Entrée en récession, confrontée à une crise de change, l’économie russe a besoin de devises et de capitaux pour combler ses lacunes en investissements. En conséquence, dans le format OPEP+ (autrement dit en accord avec la Russie sans adhésion à l’OPEP), les deux pays s’accordent sur une réduction des volumes de production mondiale à 1,8 million de barils par jour à partir du 1ᵉʳ janvier 2017.

À l’heure actuelle, sur le plan énergétique, l’objectif de la visite royale à Moscou est de préparer la prochaine réunion du format OPEP+ qui a lieu à Vienne en novembre pour reconduire la réduction de la production de pétrole au-delà de l’échéance prévue en mars 2018.

D’autres résultats économiques du déplacement du monarque ont été mis en évidence : installation d’une usine chimique russe en Arabie saoudite, développement du fonds d’investissement saoudien en Russie, etc. Mais les relations économiques russo-saoudiennes sont coutumières de ces annonces qui peinent à être suivies d'effets. En effet, à l’heure actuelle, le volume des échanges commerciaux entre les deux pays est de seulement 1 milliard de dollars par an.

L’arbre russe ne doit pas cacher la forêt américaine

Sur le plan économique, la question est de savoir si les investissements de 10 milliards de dollars en Russie annoncés par l’Arabie saoudite en 2015 et confirmés la semaine dernière à Moscou se concrétiseront.

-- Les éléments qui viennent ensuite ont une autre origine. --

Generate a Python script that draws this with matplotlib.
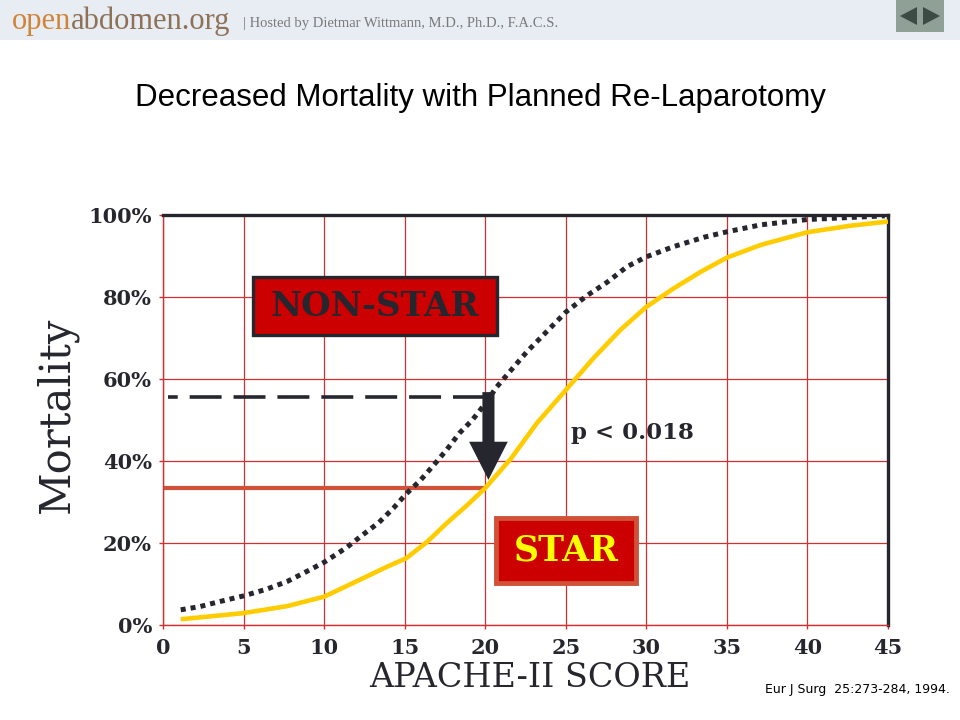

Vladimir Poutin et le jeune prince hériter, Mohammed ben Salman de Saoud (MBS), en 2015. Kremlin/Wikimedia, CC BY-ND

De tels investissements seraient un avertissement aux États-Unis et à l’Iran : au premier, l’Arabie Saoudite indiquerait que le partenariat exclusif est arrivé à terme et au second, la Russie indiquerait qu’elle est soucieuse d’équilibrer l’axe Moscou-Téhéran par une coopération économique avec l’Arabie qui se prépare à l’avènement d’un nouveau roi saoudien en la personne du prince Mohammed ben Salman (MBS), qui lui s’est déjà rendu à Moscou.

Une alliance russo-saoudienne est-elle vraiment à l’horizon ? Si des convergences peuvent apparaître, permettant notamment à la Russie de gérer une importante population musulmane (10 % à 15 % de sa population, assez concentrée dans certaines régions et observant avec intérêt les développements politiques du Golfe persique), une coopération solide entre ces deux pays supposerait un rapprochement militaire étroit, techniquement et sécuritairement impossible aujourd’hui.

L'annonce de l'exportation de batteries de missiles antimissile S-400 de fabrication russe est particulièrement frappante : ce serait la première vente de matériel de défense de la Russie au Royaume saoudien. Or celui-ci s’est traditionnellement approvisionné principalement en équipements régis par les normes de l’OTAN.

Les sommes en jeu demeurent cependant sans commune mesure avec celles de 100 milliards de dollars prévues dans le contrat d'armement avec les États-Unis. Le Pentagone a d’ailleurs déjà renchéri en approuvant, le 8 octobre, soit deux jours après l’offre russe, la vente d'un système de missiles antibalistiques (THAAD) aux Saoudiens, proposition longtemps reportée.